Power retailers seeking relief from lines charges under the Electricity Authority's new protection scheme will have to demonstrate a 25 percent increase in their overdue billings compared with pre-covid levels.
To qualify firms must have been solvent at Dec. 31, but now face "liquidity issues" within the next six months due to the virus outbreak and fallout from it. They must also expect to be able to pay their debts in 12 months' time.
The new measures, which require the country's six largest lines companies to defer two months of charges to qualifying retailers, come into effect tomorrow under an urgent rule change by the Electricity Authority. The provision is available for nine months.
The regulator surprised many in the industry when it announced the scheme earlier this month citing the potential risk that "multiple" failures among smaller retailers would pose to decades of work encouraging competition and promoting choice for consumers into the industry.
The authority believes job losses and business closures resulting from the covid-19 response could see "tens of millions" of dollars worth of power bills defaulted on. Most of that risk will be carried by the major generator-retailers, which still dominate the industry.
The debt deferral scheme, to be managed by KPMG, is not open to listed companies or their subsidiaries. Nor will firms qualify if they have access to loans or other capital to address the liquidity problem arising from the virus.
New Zealand has more than 50 retail power brands, ranging from the largest of the listed companies, including Genesis Energy and Contact Energy, down to small start-ups. Some are owned or part-owned by network companies.
Retailers sell their power on the lines of 27 network companies, most of which have some form of community or council ownership. The six largest distributors by customer base are Vector, Powerco, Orion, Wellington Electricity, Unison and WEL.
Network companies were shocked by the EA's move, which was taken following discussions with the Commerce Commission, which polices their returns.

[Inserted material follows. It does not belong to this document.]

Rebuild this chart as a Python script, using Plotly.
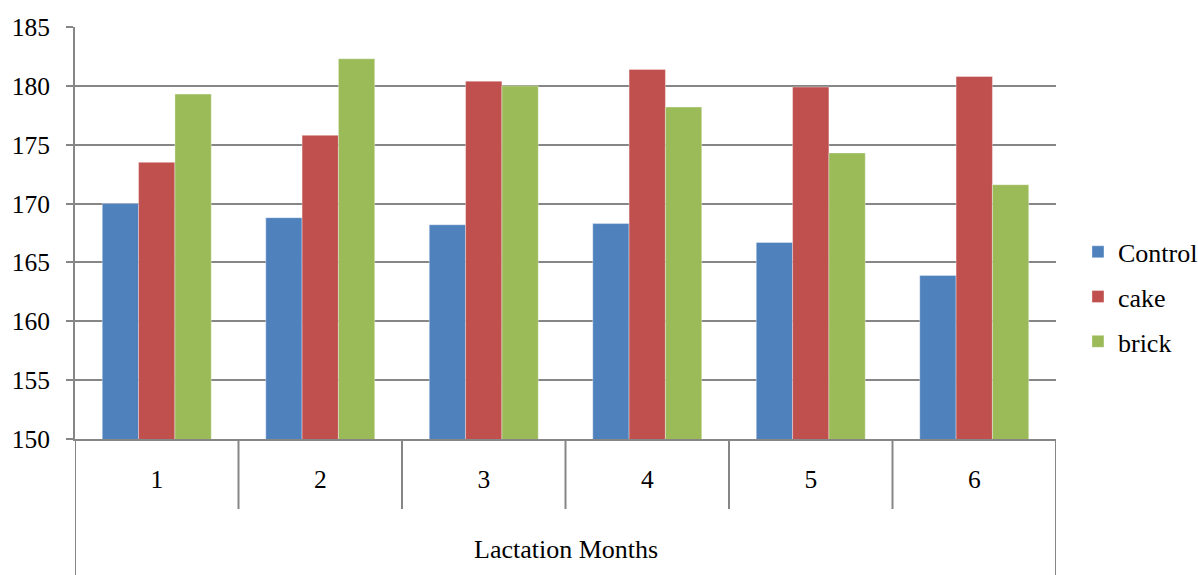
import plotly.graph_objects as go

months = ["1", "2", "3", "4", "5", "6"]
control = [170.0, 168.8, 168.2, 168.3, 166.7, 163.9]
cake = [173.5, 175.8, 180.4, 181.4, 179.9, 180.8]
brick = [179.3, 182.3, 180.0, 178.2, 174.3, 171.6]

series = [
    ("Control", control, "#4F81BD"),
    ("cake", cake, "#C0504D"),
    ("brick", brick, "#9BBB59"),
]

FONT = "'Times New Roman', 'Liberation Serif', serif"
AXIS_GREY = "#868686"
TEXT_SIZE = 26
TICK_SIZE = 25.5

x_pos = list(range(1, len(months) + 1))

fig = go.Figure()
for name, vals, color in series:
    fig.add_trace(go.Bar(
        x=x_pos, y=vals, name=name, legendgroup=name,
        marker=dict(color=color, line=dict(width=0.6, color="rgba(255,255,255,0.6)")),
    ))

# category axis frame: separators between months, outer vertical edges
shapes = []
for i in range(1, len(months)):
    shapes.append(dict(type="line", xref="x", yref="paper",
                       x0=i + 0.5, x1=i + 0.5, y0=0, y1=-0.170,
                       line=dict(color=AXIS_GREY, width=2)))
for xe in (0.5, len(months) + 0.5):
    shapes.append(dict(type="line", xref="x", yref="paper",
                       x0=xe, x1=xe, y0=0, y1=-0.34,
                       line=dict(color=AXIS_GREY, width=2)))

fig.update_layout(
    width=1198, height=575,
    margin=dict(l=75, r=142, t=27, b=136, autoexpand=False),
    paper_bgcolor="white", plot_bgcolor="white",
    barmode="group", bargap=1.5 / 4.5, bargroupgap=0,
    font=dict(family=FONT, size=TEXT_SIZE, color="black"),
    shapes=shapes,
    showlegend=True,
    legend=dict(x=1.0224, xanchor="left", y=0.345, yanchor="middle",
                font=dict(family=FONT, size=TEXT_SIZE, color="black"),
                itemwidth=30, tracegroupgap=8, bgcolor="rgba(0,0,0,0)"),
    annotations=[dict(text="Lactation Months", xref="paper", yref="paper",
                      x=0.5, y=-0.269, xanchor="center", yanchor="middle",
                      showarrow=False, font=dict(family=FONT, size=TEXT_SIZE, color="black"))],
)

fig.update_xaxes(
    range=[0.5, len(months) + 0.5],
    tickvals=x_pos, ticktext=months,
    showgrid=False, zeroline=False,
    showline=True, linecolor=AXIS_GREY, linewidth=2,
    ticks="outside", ticklen=16, tickcolor="rgba(0,0,0,0)",
    tickfont=dict(family=FONT, size=TICK_SIZE, color="black"),
)
fig.update_yaxes(
    range=[150, 185], dtick=5, tick0=150,
    showgrid=True, gridcolor=AXIS_GREY, gridwidth=2,
    zeroline=False,
    showline=True, linecolor=AXIS_GREY, linewidth=2,
    ticks="outside", ticklen=7, tickcolor=AXIS_GREY, tickwidth=2,
    ticklabelstandoff=11,
    tickfont=dict(family=FONT, size=TICK_SIZE, color="black"),
)

fig.write_html("out.html")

In a letter to those power distributors, EA chief executive James Stevenson-Wallace said the authority had to act quickly as May 20 is next date for settling obligations to the wholesale electricity market.
Far from being a "free hit" for retailers, he said the scheme is time-limited and targeted, with firms having to pay up to $7,500 in application costs.
Stevenson-Wallace said the authority is trying to protect electricity retailer competition and not the shareholders of small retailers – some of which may have flawed business models.
"We understand individual retailers can and do fail and expect there will be retailer exit subsequent to the covid-19 lockdown period," he said in the four-page letter.
"What we are concerned about is not individual failures, but rather a material collective failure, potentially with a contagion effect, of multiple retailers, which would reverse decades of progress to establish robust retail competition.
"Failure of numerous retailers who were otherwise financially sound would have a material impact on competition, and on future entry. That's why we have taken the measure we have."